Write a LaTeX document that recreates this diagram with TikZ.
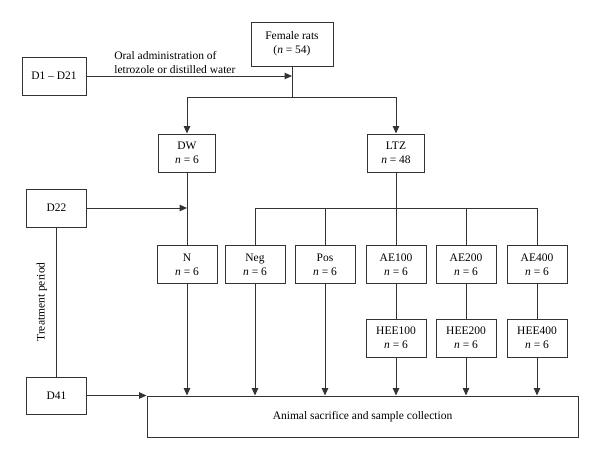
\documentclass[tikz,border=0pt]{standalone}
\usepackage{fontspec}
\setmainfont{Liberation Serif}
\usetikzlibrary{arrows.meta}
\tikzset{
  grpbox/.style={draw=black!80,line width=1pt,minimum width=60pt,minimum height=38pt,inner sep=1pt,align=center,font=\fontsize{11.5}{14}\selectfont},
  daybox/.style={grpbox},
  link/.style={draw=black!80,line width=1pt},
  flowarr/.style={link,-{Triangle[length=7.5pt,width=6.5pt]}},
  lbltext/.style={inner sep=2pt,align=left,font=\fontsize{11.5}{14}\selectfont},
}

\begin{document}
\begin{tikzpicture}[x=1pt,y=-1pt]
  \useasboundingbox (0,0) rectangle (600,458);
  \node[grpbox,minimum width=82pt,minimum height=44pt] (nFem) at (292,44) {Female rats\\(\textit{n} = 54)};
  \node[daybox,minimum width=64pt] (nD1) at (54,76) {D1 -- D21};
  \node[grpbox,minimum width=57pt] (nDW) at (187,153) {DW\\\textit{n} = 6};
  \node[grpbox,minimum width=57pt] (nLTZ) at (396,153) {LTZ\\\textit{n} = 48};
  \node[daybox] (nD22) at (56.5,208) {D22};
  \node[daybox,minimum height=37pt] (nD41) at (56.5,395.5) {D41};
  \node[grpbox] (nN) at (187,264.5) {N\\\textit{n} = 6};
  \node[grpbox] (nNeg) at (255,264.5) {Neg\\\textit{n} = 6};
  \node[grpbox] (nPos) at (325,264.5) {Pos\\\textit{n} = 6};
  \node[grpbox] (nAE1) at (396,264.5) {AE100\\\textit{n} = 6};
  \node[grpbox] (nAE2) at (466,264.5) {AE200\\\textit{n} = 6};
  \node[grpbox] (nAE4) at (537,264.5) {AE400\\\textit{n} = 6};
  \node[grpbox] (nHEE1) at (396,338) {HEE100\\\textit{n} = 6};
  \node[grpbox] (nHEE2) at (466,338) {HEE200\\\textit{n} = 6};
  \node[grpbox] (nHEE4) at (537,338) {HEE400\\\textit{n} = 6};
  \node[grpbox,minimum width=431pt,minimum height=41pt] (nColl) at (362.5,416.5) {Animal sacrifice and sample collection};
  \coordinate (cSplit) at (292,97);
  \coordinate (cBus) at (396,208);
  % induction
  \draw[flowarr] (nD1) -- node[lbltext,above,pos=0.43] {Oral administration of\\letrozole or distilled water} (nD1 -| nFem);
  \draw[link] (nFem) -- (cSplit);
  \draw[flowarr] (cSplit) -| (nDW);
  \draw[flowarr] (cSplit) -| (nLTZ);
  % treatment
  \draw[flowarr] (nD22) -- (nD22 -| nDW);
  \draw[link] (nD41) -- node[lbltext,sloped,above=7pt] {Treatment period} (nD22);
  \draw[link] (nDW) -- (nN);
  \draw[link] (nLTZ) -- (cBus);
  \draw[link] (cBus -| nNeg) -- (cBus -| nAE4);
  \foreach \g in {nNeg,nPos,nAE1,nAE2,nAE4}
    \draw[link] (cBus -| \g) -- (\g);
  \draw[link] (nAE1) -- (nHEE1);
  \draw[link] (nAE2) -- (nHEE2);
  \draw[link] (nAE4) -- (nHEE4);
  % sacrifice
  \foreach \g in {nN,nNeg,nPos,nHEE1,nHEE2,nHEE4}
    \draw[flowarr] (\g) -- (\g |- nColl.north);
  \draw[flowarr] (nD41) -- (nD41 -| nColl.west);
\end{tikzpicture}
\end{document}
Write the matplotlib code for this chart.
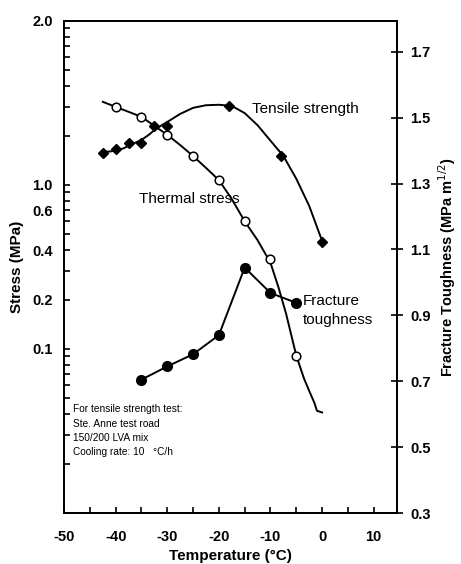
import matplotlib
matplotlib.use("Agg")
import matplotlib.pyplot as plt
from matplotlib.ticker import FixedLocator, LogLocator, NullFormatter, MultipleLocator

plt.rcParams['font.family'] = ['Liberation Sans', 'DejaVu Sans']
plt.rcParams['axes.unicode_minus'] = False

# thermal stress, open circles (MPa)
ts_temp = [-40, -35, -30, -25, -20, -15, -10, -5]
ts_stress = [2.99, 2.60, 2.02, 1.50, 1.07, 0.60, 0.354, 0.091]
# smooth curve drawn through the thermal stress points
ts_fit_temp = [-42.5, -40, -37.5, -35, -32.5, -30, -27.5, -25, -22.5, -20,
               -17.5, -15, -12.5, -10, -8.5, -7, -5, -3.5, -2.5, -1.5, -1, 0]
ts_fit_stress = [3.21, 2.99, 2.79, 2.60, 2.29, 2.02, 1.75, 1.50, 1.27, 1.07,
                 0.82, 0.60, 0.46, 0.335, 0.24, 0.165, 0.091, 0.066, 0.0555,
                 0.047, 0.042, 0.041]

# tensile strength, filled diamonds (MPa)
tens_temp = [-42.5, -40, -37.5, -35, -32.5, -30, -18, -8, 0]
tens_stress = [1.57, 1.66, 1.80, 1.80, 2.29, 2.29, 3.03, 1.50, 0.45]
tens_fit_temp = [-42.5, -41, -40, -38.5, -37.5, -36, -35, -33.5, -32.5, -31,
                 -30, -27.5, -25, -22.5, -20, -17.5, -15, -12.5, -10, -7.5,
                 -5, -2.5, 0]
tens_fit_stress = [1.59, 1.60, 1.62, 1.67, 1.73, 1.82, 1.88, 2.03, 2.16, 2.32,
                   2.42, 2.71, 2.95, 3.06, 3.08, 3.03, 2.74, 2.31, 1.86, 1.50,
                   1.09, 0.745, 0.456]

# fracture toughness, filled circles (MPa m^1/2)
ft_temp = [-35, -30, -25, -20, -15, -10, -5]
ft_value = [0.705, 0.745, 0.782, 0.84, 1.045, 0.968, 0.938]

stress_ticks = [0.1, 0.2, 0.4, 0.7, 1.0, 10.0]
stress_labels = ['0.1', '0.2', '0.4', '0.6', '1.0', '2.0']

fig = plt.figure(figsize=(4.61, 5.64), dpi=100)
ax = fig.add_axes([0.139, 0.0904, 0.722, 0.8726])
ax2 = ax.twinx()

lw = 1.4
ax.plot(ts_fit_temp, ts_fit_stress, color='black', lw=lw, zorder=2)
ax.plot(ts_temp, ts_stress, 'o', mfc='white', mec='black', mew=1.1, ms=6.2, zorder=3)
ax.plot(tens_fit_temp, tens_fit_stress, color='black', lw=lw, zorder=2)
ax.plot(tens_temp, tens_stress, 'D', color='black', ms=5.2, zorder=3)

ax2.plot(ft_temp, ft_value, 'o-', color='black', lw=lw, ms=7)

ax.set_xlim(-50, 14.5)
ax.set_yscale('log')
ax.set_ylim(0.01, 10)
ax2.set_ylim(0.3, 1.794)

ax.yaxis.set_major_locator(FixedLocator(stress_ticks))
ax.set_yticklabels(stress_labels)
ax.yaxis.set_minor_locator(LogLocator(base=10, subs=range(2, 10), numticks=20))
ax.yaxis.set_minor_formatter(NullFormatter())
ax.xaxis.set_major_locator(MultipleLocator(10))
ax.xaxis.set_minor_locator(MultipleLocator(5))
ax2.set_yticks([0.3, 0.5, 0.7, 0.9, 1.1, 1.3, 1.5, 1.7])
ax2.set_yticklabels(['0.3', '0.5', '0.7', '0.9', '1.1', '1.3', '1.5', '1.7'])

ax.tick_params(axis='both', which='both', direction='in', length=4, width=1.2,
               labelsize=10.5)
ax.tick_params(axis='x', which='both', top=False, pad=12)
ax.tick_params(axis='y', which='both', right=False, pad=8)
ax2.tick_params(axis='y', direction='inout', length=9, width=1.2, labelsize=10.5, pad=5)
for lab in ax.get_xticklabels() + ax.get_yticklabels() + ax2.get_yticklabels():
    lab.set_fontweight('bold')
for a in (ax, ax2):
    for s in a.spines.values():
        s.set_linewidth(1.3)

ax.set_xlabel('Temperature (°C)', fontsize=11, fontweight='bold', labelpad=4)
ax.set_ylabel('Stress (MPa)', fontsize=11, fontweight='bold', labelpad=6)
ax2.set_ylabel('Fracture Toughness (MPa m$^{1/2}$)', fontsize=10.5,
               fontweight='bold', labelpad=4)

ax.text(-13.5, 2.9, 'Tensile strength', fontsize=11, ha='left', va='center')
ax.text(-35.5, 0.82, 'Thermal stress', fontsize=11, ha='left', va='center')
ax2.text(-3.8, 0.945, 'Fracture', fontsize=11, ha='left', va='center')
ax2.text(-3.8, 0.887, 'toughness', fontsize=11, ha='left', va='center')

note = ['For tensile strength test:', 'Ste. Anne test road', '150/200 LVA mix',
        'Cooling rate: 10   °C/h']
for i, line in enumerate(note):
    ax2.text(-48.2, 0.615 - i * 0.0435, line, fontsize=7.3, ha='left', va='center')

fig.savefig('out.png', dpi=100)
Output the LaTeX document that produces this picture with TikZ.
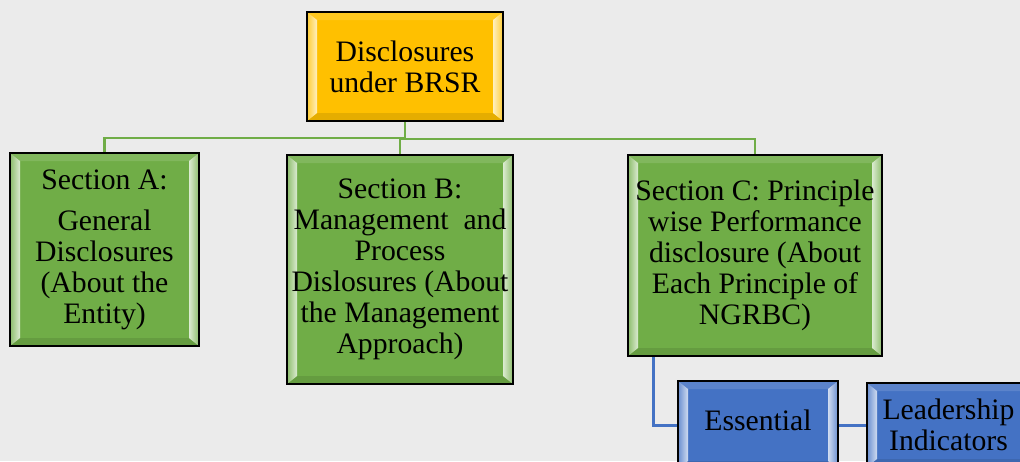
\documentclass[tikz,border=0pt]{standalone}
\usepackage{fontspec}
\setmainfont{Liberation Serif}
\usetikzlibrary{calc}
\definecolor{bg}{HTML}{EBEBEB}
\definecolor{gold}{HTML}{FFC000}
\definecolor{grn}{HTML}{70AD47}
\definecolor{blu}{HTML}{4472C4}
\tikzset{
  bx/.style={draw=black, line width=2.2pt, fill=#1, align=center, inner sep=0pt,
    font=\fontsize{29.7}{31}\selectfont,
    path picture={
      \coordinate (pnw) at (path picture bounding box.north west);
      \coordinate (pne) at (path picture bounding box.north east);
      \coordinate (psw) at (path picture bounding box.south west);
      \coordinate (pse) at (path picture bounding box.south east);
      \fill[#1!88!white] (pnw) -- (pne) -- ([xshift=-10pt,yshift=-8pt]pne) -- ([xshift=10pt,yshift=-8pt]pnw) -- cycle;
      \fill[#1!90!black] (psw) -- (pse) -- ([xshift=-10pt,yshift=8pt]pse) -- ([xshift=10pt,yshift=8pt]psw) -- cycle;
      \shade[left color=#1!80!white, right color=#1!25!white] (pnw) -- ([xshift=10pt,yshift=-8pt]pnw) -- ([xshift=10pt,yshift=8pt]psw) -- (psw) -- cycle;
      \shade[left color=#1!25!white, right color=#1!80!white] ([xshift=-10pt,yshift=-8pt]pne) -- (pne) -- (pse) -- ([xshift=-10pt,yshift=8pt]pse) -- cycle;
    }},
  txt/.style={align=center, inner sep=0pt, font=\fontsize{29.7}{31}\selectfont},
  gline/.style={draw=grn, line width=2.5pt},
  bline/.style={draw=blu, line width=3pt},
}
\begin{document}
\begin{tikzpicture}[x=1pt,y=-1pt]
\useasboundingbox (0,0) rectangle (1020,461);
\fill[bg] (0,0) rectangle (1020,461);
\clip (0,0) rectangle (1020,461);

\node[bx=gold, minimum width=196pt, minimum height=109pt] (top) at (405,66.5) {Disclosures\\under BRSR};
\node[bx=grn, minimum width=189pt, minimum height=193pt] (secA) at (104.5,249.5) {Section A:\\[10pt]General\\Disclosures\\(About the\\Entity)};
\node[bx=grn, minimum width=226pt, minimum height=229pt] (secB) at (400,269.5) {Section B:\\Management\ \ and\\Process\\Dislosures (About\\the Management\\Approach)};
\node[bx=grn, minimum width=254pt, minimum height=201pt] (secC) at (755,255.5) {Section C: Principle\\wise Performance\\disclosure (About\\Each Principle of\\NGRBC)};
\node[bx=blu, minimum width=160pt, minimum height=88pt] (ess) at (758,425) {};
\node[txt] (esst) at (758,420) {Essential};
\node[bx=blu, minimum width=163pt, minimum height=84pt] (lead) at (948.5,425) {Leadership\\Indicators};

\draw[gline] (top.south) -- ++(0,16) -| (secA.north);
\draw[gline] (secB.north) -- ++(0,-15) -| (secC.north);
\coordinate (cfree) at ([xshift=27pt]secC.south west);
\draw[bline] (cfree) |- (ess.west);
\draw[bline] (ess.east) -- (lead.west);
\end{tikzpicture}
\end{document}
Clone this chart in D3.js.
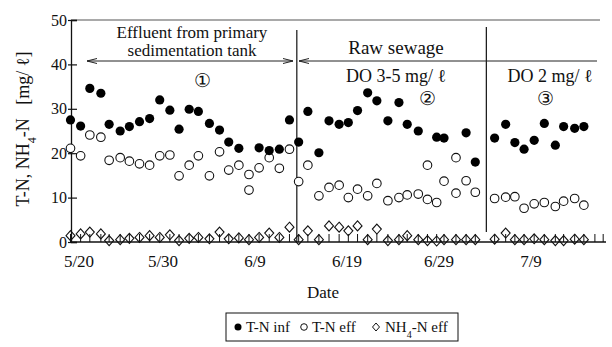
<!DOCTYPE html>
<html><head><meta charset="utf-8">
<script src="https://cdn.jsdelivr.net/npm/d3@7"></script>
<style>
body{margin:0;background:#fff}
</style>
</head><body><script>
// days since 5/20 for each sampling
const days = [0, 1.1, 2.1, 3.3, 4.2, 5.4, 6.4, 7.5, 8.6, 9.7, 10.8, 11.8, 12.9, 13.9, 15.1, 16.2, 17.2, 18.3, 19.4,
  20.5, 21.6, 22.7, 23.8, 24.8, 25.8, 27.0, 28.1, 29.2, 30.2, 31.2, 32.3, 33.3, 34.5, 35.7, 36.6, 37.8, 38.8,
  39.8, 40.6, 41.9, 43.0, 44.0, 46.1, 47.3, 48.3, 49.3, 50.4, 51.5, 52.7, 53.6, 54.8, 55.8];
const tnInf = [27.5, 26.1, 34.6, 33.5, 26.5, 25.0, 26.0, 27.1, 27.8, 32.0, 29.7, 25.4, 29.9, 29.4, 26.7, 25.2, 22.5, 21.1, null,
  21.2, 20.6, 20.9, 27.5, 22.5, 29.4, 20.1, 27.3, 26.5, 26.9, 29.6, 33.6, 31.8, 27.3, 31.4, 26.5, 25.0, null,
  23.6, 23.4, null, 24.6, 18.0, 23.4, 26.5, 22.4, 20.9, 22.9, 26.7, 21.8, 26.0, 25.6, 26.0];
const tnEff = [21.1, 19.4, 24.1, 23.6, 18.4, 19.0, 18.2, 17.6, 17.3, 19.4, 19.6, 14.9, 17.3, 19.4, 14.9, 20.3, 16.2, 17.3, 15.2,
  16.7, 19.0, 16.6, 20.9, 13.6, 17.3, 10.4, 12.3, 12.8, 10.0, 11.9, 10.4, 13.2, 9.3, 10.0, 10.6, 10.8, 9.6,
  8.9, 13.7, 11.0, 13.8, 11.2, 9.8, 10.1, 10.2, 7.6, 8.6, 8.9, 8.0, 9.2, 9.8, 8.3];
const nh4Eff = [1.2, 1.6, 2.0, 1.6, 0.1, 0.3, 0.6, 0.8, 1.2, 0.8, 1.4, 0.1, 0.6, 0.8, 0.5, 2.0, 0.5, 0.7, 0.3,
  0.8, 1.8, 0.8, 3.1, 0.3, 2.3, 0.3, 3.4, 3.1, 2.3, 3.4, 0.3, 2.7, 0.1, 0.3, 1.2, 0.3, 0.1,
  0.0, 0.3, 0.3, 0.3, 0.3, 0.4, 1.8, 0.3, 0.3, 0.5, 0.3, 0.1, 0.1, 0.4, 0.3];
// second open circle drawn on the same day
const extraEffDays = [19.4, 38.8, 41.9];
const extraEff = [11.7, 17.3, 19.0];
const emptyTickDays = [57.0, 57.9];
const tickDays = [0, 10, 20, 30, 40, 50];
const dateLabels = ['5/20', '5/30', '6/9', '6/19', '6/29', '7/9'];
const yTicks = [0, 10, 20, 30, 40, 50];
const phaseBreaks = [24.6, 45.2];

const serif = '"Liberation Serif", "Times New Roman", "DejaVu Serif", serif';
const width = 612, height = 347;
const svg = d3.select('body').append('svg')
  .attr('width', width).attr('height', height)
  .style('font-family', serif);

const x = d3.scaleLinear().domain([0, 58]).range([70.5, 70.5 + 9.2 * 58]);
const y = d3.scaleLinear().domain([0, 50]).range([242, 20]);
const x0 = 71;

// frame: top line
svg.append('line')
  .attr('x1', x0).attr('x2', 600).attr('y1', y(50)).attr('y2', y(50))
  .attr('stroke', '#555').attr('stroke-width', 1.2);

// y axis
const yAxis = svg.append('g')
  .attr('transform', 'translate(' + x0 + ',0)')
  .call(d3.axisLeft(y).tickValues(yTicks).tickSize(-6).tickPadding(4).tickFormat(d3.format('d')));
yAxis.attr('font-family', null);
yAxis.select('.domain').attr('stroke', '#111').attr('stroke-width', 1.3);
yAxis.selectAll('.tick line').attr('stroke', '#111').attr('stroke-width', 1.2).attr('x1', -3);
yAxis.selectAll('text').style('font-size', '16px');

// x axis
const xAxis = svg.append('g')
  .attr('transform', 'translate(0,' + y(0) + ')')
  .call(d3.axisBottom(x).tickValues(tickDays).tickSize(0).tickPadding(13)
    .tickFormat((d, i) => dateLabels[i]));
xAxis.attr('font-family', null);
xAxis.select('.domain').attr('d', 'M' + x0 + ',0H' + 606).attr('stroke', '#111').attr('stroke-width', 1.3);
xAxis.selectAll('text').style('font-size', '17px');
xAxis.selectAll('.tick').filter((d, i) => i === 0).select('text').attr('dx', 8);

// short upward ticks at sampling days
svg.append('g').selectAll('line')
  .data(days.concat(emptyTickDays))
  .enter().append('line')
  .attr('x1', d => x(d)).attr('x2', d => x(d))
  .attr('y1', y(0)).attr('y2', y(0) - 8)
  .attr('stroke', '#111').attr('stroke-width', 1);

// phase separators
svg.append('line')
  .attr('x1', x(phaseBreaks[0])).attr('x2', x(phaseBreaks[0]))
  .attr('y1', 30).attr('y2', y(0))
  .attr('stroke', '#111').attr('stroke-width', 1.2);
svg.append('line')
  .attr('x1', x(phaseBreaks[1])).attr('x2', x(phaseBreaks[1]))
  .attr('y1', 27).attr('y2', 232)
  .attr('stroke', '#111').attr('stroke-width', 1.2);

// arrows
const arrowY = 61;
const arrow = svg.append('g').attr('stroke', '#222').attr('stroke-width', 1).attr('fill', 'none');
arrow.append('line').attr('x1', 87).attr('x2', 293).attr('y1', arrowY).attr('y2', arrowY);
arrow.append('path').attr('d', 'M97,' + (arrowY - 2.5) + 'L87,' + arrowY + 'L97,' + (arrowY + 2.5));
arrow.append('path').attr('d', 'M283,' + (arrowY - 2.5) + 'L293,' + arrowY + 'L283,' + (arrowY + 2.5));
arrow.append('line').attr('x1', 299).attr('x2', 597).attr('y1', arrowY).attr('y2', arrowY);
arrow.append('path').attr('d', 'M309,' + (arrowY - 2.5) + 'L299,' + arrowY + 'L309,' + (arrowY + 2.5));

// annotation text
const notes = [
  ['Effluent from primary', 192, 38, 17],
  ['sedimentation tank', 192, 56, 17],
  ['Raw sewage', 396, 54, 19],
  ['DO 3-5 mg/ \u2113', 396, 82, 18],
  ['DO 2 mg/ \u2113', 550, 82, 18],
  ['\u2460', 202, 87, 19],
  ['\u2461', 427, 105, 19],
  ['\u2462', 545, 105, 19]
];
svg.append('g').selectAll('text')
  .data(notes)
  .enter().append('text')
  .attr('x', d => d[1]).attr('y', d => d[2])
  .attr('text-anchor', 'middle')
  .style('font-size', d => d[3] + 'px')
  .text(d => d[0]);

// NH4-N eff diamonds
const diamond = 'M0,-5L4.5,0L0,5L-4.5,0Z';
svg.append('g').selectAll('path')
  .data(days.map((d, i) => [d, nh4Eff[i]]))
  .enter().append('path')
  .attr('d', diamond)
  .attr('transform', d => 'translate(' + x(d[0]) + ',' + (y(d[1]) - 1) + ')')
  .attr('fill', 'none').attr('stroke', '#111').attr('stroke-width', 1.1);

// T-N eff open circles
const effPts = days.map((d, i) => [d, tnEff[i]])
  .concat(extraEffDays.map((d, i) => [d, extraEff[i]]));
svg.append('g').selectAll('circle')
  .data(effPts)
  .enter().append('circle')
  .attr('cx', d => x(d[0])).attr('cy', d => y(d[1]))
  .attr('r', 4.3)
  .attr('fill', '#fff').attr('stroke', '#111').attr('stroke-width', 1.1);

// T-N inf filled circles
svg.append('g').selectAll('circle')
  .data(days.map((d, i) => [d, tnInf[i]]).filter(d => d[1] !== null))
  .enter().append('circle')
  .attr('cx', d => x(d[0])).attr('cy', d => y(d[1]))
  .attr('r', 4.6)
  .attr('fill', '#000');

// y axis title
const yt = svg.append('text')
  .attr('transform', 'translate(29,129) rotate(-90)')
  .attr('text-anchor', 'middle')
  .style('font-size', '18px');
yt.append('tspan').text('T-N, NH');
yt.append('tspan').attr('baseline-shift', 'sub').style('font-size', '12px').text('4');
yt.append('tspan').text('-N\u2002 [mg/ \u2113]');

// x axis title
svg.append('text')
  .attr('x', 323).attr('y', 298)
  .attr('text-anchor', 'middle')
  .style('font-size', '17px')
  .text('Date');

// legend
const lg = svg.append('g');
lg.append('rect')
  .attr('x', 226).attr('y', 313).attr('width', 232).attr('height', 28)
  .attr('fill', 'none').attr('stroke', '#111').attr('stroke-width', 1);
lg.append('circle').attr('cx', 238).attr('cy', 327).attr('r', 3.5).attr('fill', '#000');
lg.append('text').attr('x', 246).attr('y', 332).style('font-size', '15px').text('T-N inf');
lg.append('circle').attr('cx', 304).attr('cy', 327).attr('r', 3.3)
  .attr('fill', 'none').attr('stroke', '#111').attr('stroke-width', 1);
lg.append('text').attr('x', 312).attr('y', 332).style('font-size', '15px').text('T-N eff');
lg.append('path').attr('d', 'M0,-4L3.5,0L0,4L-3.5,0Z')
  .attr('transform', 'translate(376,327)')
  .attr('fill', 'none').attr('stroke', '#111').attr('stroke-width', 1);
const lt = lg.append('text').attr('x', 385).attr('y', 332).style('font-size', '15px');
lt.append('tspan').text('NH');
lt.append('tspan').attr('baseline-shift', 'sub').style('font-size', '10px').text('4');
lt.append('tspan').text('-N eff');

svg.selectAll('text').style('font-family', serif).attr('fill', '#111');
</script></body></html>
§
Written problem: From the material above, reproduce only what runs from the line holding "Write the matplotlib code for this chart." down to the line holding "plt.rcParams['axes.unicode_minus'] = False", both included, pictures excluded.

Full output:
Write the matplotlib code for this chart.
import matplotlib
matplotlib.use("Agg")
import matplotlib.pyplot as plt
from matplotlib.ticker import FixedLocator, LogLocator, NullFormatter, MultipleLocator

plt.rcParams['font.family'] = ['Liberation Sans', 'DejaVu Sans']
plt.rcParams['axes.unicode_minus'] = False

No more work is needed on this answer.